NewburyportNews.com, Newburyport, MA

July 8, 2010

Piles of pull-tabs will aid burn victims

By Liz King
Staff Writer

SALISBURY — Just over a year ago, 11-year-old Kendall Mitchell was watching the reality show "Extreme Makeover" and saw a teenage boy who was collecting pull-tabs from cans to raise money for children at Shriners Hospitals. He'd even redone his whole room in pull-tabs.

The program showed how the boy went to the hospital and met the patients whom all his collections helped.

"She was so moved by that," her mother, Sue Mitchell, said. "She looked at my husband and I, and said 'Mommy, I can do this; I want to make a difference.' She saw the change he made by something so simple."

Yesterday, Jeanne McCue, a representative of the Shriners Hospitals for Children, visited Kendall, who had 95 pounds of pull-tabs from aluminum cans to donate. The money raised from recycling the tops will benefit young burn victims at Shriners Hospitals.

To kick-start her collection, Kendall began by canvassing neighborhood mailboxes with letters about her pull-tab drive and went around every month to collect her neighbors' soda can pull-tabs, or "flip-tops."

"Every once in a while, we found a baggy of flip-tops in the mailbox," Mitchell said.

Kendall also enlisted the help of her grandfather, Al Fisher, who collected tops at the Hilton Senior Center in Salisbury.

"When my dad pulled up in the driveway and kept taking five-gallon buckets out, we were in awe," Mitchell said.

It was at the Senior Center's Green Fair that seventh-grade Triton Regional High School science teacher Ray Whitley saw the collection.

"His students have been collecting flip-tops for about three years. He had a cooler in the shape of a Coca Cola bottle and started collecting them, figuring it was something fun for kids to do and a great way to help go green," Mitchell said. "When he saw the opportunity at the Green Fair to drop them off, he pulled up with a car full."

Kendall said she only expected to get "a bucket full" of pull-tabs, but because of the kindness of the community, Ray Whitley and his students, as well as family and friends, she was able to exceed that goal. Kendall's total collection of 95 pounds of pull-tabs weighs more than she does.

"She never gave up. She said, 'I'm going to keep doing it,'" Mitchell said. "I didn't think she'd do it as quickly as she did."

Shriners collects the soda can tabs, which are the only pure aluminum part of the can, and volunteers wash them and recycle them for 60 cents per pound, McCue said. There are approximately 1,200 to 1,400 tabs in one pound.
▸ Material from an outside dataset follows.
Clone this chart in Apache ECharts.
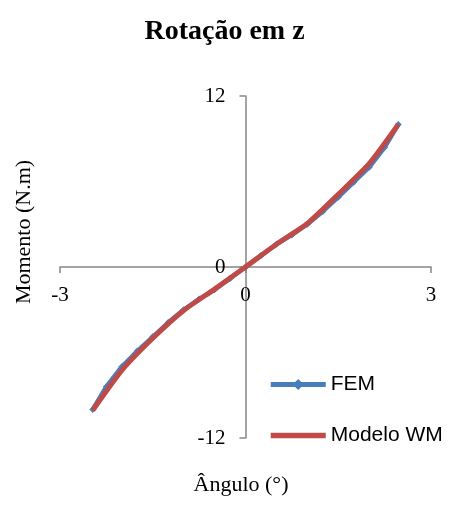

Kendall's collection of tabs will bring about $570 to the hospital, McCue said.

"It's so amazing to see what little pull-tabs and the efforts of one girl can do," McCue said. "It directly enhances the lives of these children with burns."

The money raised from pull-tabs nets about $4,000 to $5,000 a year and is used for nonmedical items at the hospital, which specializes in burn care, McCue said. It could be used for computer software for therapeutic services, games, arts and crafts materials, books, videos and playroom equipment. Recently, money was used for two daybeds for family members staying with a child who is a patient.

"I hope the kids get what they want," Kendall said.

Kendall said she's always liked helping people — as a Girl Scout, she was taught to do community service and loved to participate in the group's Sept. 11 memorial spaghetti dinner. She said her mother always instilled in her and her 16-year-old brother, Sean, a drive to help in the community.

Every year around Thanksgiving, the siblings go around the neighborhood with a wheelbarrow to collect canned goods for Pettengill House; they also go to senior centers and decorate cookies or sing Christmas carols, and they participate in park cleanups in Salisbury, Mitchell said.

"It's always better to give than receive — that's what I've taught them," Mitchell said.

Kendall, who does Tae Kwon Do, said the pull-tab collection will be used as a community service goal for her black belt.

Kendall said she will keep collecting the tabs, as will Whitley and his students. Donations can be dropped off at the Hilton Senior Center.

While helping their mother collect Kendall's boxes and bags of pull-tabs yesterday morning, McCue's children said they wanted to help, too — they've already collected four pull-tabs.

"It's so amazing how we can help children by just collecting the flip-top off a Coke can," Mitchell said. "It's something simple that kids can do."